Myth: A person who has really been assaulted will be hysterical.
Fact: Survivors exhibit a spectrum of emotional responses to assault: calm, hysteria, laughter, anger, apathy, shock. Each survivor copes with the trauma of the assault in a different way.
Myth: Many people claim that they have been sexually assaulted because they want revenge upon the person they accuse.
Fact: The FBI has found that only 2-8% of sexual assault cases are based on false accusation. This percentage of unsubstantiated cases is the same as with many other reported crimes. Often time cases that end before the full process has taken place are categorized inaccurately.

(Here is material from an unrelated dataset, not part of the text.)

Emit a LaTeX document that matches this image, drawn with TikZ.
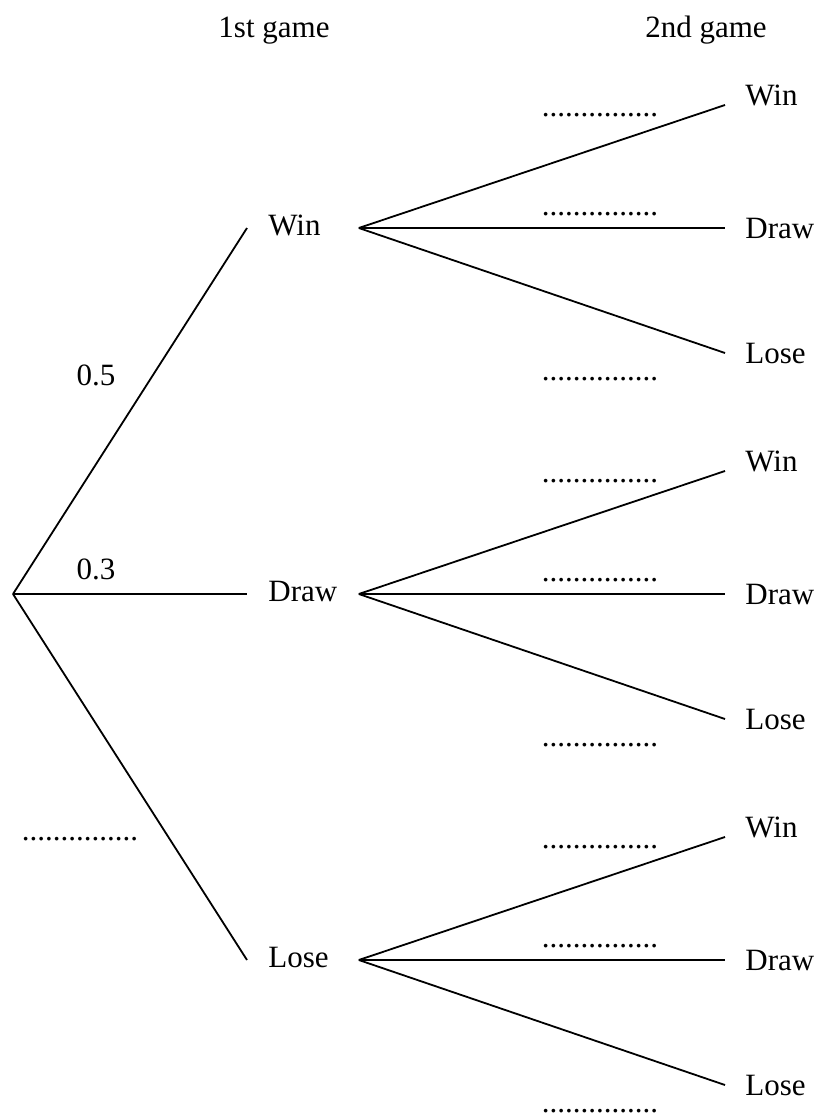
\documentclass[tikz,border=0pt]{standalone}
\usepackage{fontspec}
\setmainfont{Liberation Serif}
\usetikzlibrary{positioning}

\begin{document}
\begin{tikzpicture}[
  x=0.5pt, y=-0.5pt,
  every node/.style={font=\fontsize{15.5}{18}\selectfont},
  branch/.style={line width=0.9pt},
  first/.style={anchor=west, inner xsep=10.5pt, inner ysep=0pt, text width=34.5pt, align=left, text height=0.7em, text depth=0pt},
  leaf/.style={anchor=west, inner xsep=10pt, inner ysep=0pt, text height=0.7em, text depth=0pt},
  lab/.style={anchor=base, inner sep=0pt},
  blank/.style={anchor=base, inner sep=0pt}
]
  \useasboundingbox (0,0) rectangle (818,1120);

  % column headings
  \node[lab] (h1) at (274,37) {1st game};
  \node[lab] (h2) at (706,37) {2nd game};

  % first game
  \coordinate (root) at (13,594);
  \foreach \res/\txt/\yc in {W/Win/228, D/Draw/594, L/Lose/960}{
    \node[first] (f\res) at (247,\yc) {\txt};
    \draw[branch] (root) -- (f\res.west);
    % second game
    \foreach \sres/\stxt/\dy/\sh in {W/Win/-130/-3.5pt, D/Draw/3/1.5pt, L/Lose/128/1.5pt}{
      \node[leaf] (s\res\sres) at (725,{\yc+(\dy)}) {\stxt};
      \draw[branch] (f\res.east) -- ([yshift=\sh]s\res\sres.west);
    }
    % blanks for the second game
    \foreach \dy [count=\i] in {-112,-13,152}
      \node[blank] (b\res\i) at (600,{\yc+(\dy)}) {...............};
  }

  % probabilities of the first game
  \node[lab] (p1) at (96,385) {0.5};
  \node[lab] (p2) at (96,579) {0.3};
  \node[blank] (p3) at (80,840) {...............};

\end{tikzpicture}
\end{document}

Myth: Persons who dress or acts in a "sexy" way are asking to be sexually assaulted.
Fact: Nothing a person does or does not do causes a brutal crime like sexual assault. No one deserves to be sexually assaulted. Many convicted sexual assailants are unable to remember what their victims looked like or were wearing. Blaming a victim’s clothing is the same as blaming the victim, who is never at fault.
Myth: Women who drink too much are asking to be taken advantage of.
Fact: The consequences of drinking too much may be a hangover the next day, for example, but never include being sexually assaulted. The assailant is always responsible for the assault, even if he was drinking.
Source: Rape Victim Advocates (2008)
Myth: Most rapes are committed by strangers.
Fact: 2/3 of rapes are committed by someone known to the victim.